DeePhy Database

DeePhy database

DeePhy is a novel DeepFake Phylogeny dataset consisting of 5040 DeepFake videos generated using three different generation techniques. It is one of the first datasets which incorporates the concept of Deepfake Phylogeny which refers to the idea of generation of DeepFakes using multiple generation techniques in a sequential manner.

The dataset can be used for the tasks of (i) DeepFake Detection ,(ii) Model Attribution of DeepFakes and (iii) Prediction of the sequential order of DeepFake techniques employed to create phylogenetic deepfakes. It will facilitate advancements in real-life scenarios of plagiarism detection, forgery detection, and reverse engineering of deepfakes.

Dataset Statistics/Size/Format

The dataset consists of 100 real videos and 5040 DeepFake videos generated using several iterations of face swapping. There are 840 videos of one-time swapped deepfakes (Iteration 1 deepfakes), 2520 videos of two-times swapped deepfakes (Iteration 2 deepfakes) and 1680 videos of three-times swapped deepfakes (Iteration 3 deepfakes). The total raw size of the dataset is approximately 30 GB. The average duration of the videos is approximately 20 seconds and all videos are in 720p resolution with 25 frames per second. The videos are in MPEG4.0 format.
Deephy dataset (CRC32: 4977e5c7, MD5: 9c47fe0b5ee291392ed43edf69d245e3)

Dataset Annotations

The real videos of subjects are taken from Youtube which is a publicly accessible platform with diverse distribution in gender, orientation, skin tone, size of face (in pixels), lighting conditions, background and presence of occlusion. DeepPhy dataset is annotated with 10 attributes - Gender, Age, Skin Color, 5oClockshadow, Beard, Moustache, Spectacles, Shades, Mic, Cap/Turban/Hijab/Scarf and Hair Occlusion. Gender is annotated as “Male” or “Female”. Age is divided into three categories, people with apparent age between 18 (inclusive) to 30 belong to “Young Adult”, with apparent age between 30 (inclusive) to 55 belong to “Adult” and with apparent age greater than 55 (inclusive) belong to “Old”. The Skin Color annotations vary from 1 to 6 which corresponds to the 6 skin color types in the Fitzpatrick scale. All the other attributes are binary and their values can either be “Y” or “N” which represents presence of the attribute and absence of the attribute, respectively.

Dataset Benchmarking

Dataset Samples

Dataset Directory Structure and File Naming

– fake
– iteration 1
- – faceshifter
  - – female
  - – male
- – faceswap
- – fsgan
– iteration 2
- – faceshifter_faceshifter
- – faceshifter_faceswap
- – faceshifter_fsgan
- – faceswap_faceshifter
- – faceswap_faceswap
- – faceswap_fsgan
- – fsgan_faceshifter
- – fsgan_faceswap
- – fsgan_fsgan
– iteration 3
- – faceshifter_faceswap_fsgan
- – faceshifter_fsgan_faceswap
- – faceswap_faceshifter_fsgan
- – faceswap_fsgan_faceshifter
- – fsgan_faceshifter_faceswap
- – fsgan_faceswap_faceshifter
– real
- – female
- – male

The file naming of the videos are organized so that the source and target videos can be identified.

Iteration 1 →
x_y.mp4. Here x is the target video and y is the source video. It means that the background will be of video x and the face will be of video y.

Iteration 2 →
x_y_z.mp4. Here x is the target video and y, z are the source videos. It means that the background will be of video x and the face will be of video y over which another face of video z will be pasted.

Iteration 3 →
x_y_z_w.mp4. Here x is the target video and y, z, w are the source videos. It means that the background will be of video x and the faces will be pasted in the order y - z - w.

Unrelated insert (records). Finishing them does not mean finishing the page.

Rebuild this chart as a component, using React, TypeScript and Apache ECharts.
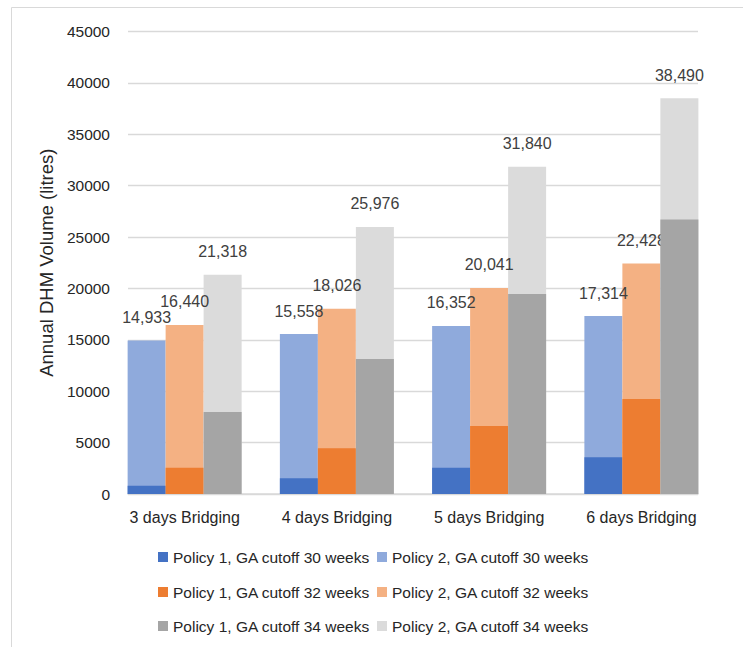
import React, { useEffect, useRef } from "react";
import * as echarts from "echarts";

const categories = ["3 days Bridging", "4 days Bridging", "5 days Bridging", "6 days Bridging"];

const policy1Cut30 = [810, 1525, 2550, 3570];
const policy1Cut32 = [2560, 4450, 6620, 9250];
const policy1Cut34 = [7980, 13130, 19450, 26700];

const policy2Cut30 = [14933, 15558, 16352, 17314];
const policy2Cut32 = [16440, 18026, 20041, 22428];
const policy2Cut34 = [21318, 25976, 31840, 38490];

const seriesNames = [
  "Policy 1, GA cutoff 30 weeks",
  "Policy 2, GA cutoff 30 weeks",
  "Policy 1, GA cutoff 32 weeks",
  "Policy 2, GA cutoff 32 weeks",
  "Policy 1, GA cutoff 34 weeks",
  "Policy 2, GA cutoff 34 weeks",
];

const colors = ["#4472C4", "#8FAADC", "#ED7D31", "#F4B183", "#A5A5A5", "#DBDBDB"];

const FONT = "Liberation Sans";
const TEXT = "#262626";

export default function App() {
  const ref = useRef<HTMLDivElement>(null);

  useEffect(() => {
    if (!ref.current) return;
    const chart = echarts.init(ref.current, null, { renderer: "svg" });

    const policy2Label = {
      show: true,
      position: "top",
      distance: 15,
      color: "#404040",
      fontFamily: FONT,
      fontSize: 16,
      formatter: (p: any) => Number(p.value).toLocaleString("en-US"),
    };

    const back = (i: number, data: number[]) => ({
      name: seriesNames[i],
      type: "bar",
      xAxisIndex: 2,
      yAxisIndex: 1,
      data,
      barWidth: 38,
      barGap: "0%",
      itemStyle: { color: colors[i] },
      label: policy2Label,
      z: 2,
    });
    const front = (i: number, data: number[]) => ({
      name: seriesNames[i],
      type: "bar",
      xAxisIndex: 1,
      yAxisIndex: 1,
      data,
      barWidth: 38,
      barGap: "0%",
      itemStyle: { color: colors[i] },
      z: 3,
    });

    const legendLeft = [153, 372];
    const legendTop = [544, 579, 613];

    chart.setOption({
      animation: false,
      textStyle: { fontFamily: FONT },
      color: colors,
      graphic: [
        {
          type: "rect",
          shape: { x: 11.5, y: 7.5, width: 800, height: 700 },
          style: { fill: "none", stroke: "#D9D9D9", lineWidth: 1 },
          silent: true,
        },
      ],
      legend: seriesNames.map((name, i) => ({
        data: [name],
        left: legendLeft[i % 2],
        top: legendTop[Math.floor(i / 2)],
        itemWidth: 10,
        itemHeight: 10,
        icon: "rect",
        textStyle: { color: TEXT, fontFamily: FONT, fontSize: 15.5 },
      })),
      grid: [
        { left: 128, right: 45, top: 31.4, bottom: 153 },
        { left: 108.5, right: 25.5, top: 31.4, bottom: 153 },
      ],
      xAxis: [
        {
          type: "category",
          gridIndex: 0,
          data: categories,
          axisLine: { show: true, lineStyle: { color: "#D9D9D9", width: 1.5 } },
          axisTick: { show: false },
          axisLabel: { show: false },
        },
        {
          type: "category",
          gridIndex: 1,
          data: categories,
          axisLine: { show: false },
          axisTick: { show: false },
          axisLabel: { color: TEXT, fontFamily: FONT, fontSize: 16, margin: 15 },
        },
        {
          type: "category",
          gridIndex: 1,
          data: categories,
          show: false,
        },
      ],
      yAxis: [
        {
          type: "value",
          gridIndex: 0,
          min: 0,
          max: 45000,
          interval: 5000,
          name: "Annual DHM Volume (litres)",
          nameLocation: "middle",
          nameRotate: 90,
          nameGap: 72,
          nameTextStyle: { color: TEXT, fontFamily: FONT, fontSize: 18.5 },
          axisLine: { show: false },
          axisTick: { show: false },
          axisLabel: {
            color: TEXT,
            fontFamily: FONT,
            fontSize: 15.5,
            margin: 18,
            formatter: (v: number) => String(v),
          },
          splitLine: { lineStyle: { color: "#D9D9D9", width: 1.3 } },
        },
        {
          type: "value",
          gridIndex: 1,
          min: 0,
          max: 45000,
          interval: 5000,
          show: false,
          splitLine: { show: false },
        },
      ],
      series: [
        back(1, policy2Cut30),
        back(3, policy2Cut32),
        back(5, policy2Cut34),
        front(0, policy1Cut30),
        front(2, policy1Cut32),
        front(4, policy1Cut34),
      ],
    });

    return () => chart.dispose();
  }, []);

  return (
    <div
      ref={ref}
      style={{ position: "fixed", left: 0, top: 0, width: 743, height: 647, background: "#fff" }}
    />
  );
}
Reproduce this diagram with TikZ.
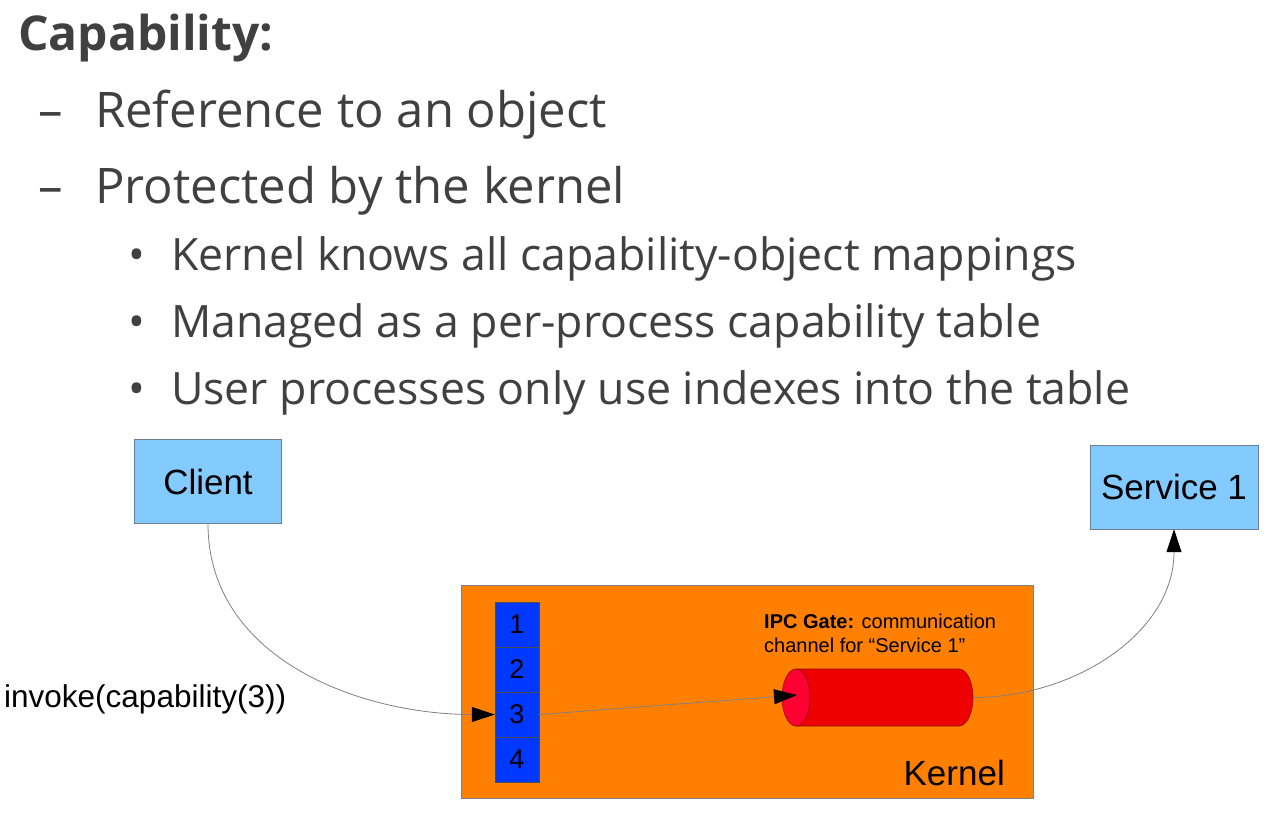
\documentclass[tikz,border=0pt]{standalone}
\usepackage{fontspec}
\setmainfont{Liberation Sans}
\newfontfamily\slidefont{Open Sans}
\usetikzlibrary{arrows.meta}

\definecolor{slidegray}{HTML}{404040}
\definecolor{boxblue}{HTML}{83CAFF}
\definecolor{boxline}{HTML}{6E7F91}
\definecolor{kernelorange}{HTML}{FF8000}
\definecolor{capblue}{HTML}{0038FF}
\definecolor{gatebody}{HTML}{EE0000}
\definecolor{gatefront}{HTML}{FF0033}
\definecolor{gateline}{HTML}{8B1010}
\definecolor{wire}{HTML}{808080}

\tikzset{
  title/.style={anchor=base west, inner sep=0, text=slidegray, font=\slidefont\bfseries\fontsize{48}{56}\selectfont},
  lvlone/.style={anchor=base west, inner sep=0, text=slidegray, font=\slidefont\fontsize{49}{56}\selectfont},
  lvltwo/.style={anchor=base west, inner sep=0, text=slidegray, font=\slidefont\fontsize{44.6}{52}\selectfont},
  proc/.style={shape=rectangle, draw=boxline, fill=boxblue, minimum height=84pt, font=\fontsize{35}{40}\selectfont},
  capcell/.style={shape=rectangle, draw=black!70, fill=capblue, minimum width=44pt, minimum height=45pt, inner sep=0, font=\fontsize{27}{30}\selectfont},
  conn/.style={draw=wire, line width=0.8pt, -{Triangle[length=23pt,width=15pt,fill=black,color=black]}}
}

\begin{document}
\begin{tikzpicture}[x=1pt, y=-1pt]
  \useasboundingbox[fill=white] (0,0) rectangle (1274,815);

  \node[title] (cap) at (18,50) {Capability:};
  \node[lvlone] (d1) at (38,127) {–};
  \node[lvlone] (ref) at (95,127) {Reference to an object};
  \node[lvlone] (d2) at (38,203) {–};
  \node[lvlone] (prot) at (95,203) {Protected by the kernel};
  \foreach \y/\t [count=\i] in {270/Kernel knows all capability-object mappings,
      337/Managed as a per-process capability table,
      404/User processes only use indexes into the table} {
    \node[lvltwo] (dot\i) at (128,\y) {•};
    \node[lvltwo] (b\i) at (171,\y) {\t};
  }

  \node[shape=rectangle, draw=wire, fill=kernelorange, minimum width=572pt, minimum height=213pt] (kernel) at (747,691.5) {};
  \node[anchor=base east, inner sep=0, font=\fontsize{35}{40}\selectfont] (klabel) at (1005,785) {Kernel};

  \node[proc, minimum width=147pt] (client) at (208,481.5) {Client};
  \node[proc, minimum width=168pt] (service) at (1174,487) {Service 1};

  \foreach \i in {1,...,4}
    \node[capcell] (c\i) at (517,{624.5+45*(\i-1)}) {\i};

  % IPC gate cylinder
  \node[shape=rectangle, minimum width=191pt, minimum height=57pt, inner sep=0] (gate) at (877.5,697.5) {};
  \filldraw[fill=gatebody, draw=gateline, line width=0.6pt] (796,669) -- (959,669)
    arc[start angle=-90, end angle=90, x radius=14, y radius=28.5] -- (796,726) -- cycle;
  \filldraw[fill=gatefront, draw=gateline, line width=0.6pt] (796,697.5) ellipse[x radius=14, y radius=28.5];
  \coordinate (gatein) at (797,695);
  \node[anchor=base west, inner sep=0, align=left, font=\fontsize{20}{24}\selectfont] (gatelbl) at (764,652)
    {\textbf{IPC Gate:} communication\\channel for “Service 1”};

  \node[anchor=base west, inner sep=0, font=\fontsize{31.5}{36}\selectfont] (call) at (4,707) {invoke(capability(3))};

  \draw[conn] (client.south) to[out=-90, in=180] (c3.west);
  \draw[conn] (c3.east) -- (gatein);
  \draw[conn] (gate.east) to[out=0, in=-90] (service.south);
\end{tikzpicture}
\end{document}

License Agreement + Citation

To obtain the password for the compressed file, email the duly filled license agreement to databases@iab-rubric.org with the subject line "License agreement for DeePhy”
NOTE: The license agreement has to be signed by someone having the legal authority to sign on behalf of the institute, such as the head of the institution or registrar. If a license agreement is signed by someone else, it will not be processed further.

This database is available only for research and educational purpose and not for any commercial use. If you use the database in any publications or reports, you must refer to the following paper:
K. Narayan, H. Agarwal, K.Thakral, S. Mittal, M. Vatsa, and R. Singh, DeePhy: On DeepFake Phylogeny, International Joint Conference on Biometrics, 2022 (IJCB - 2022).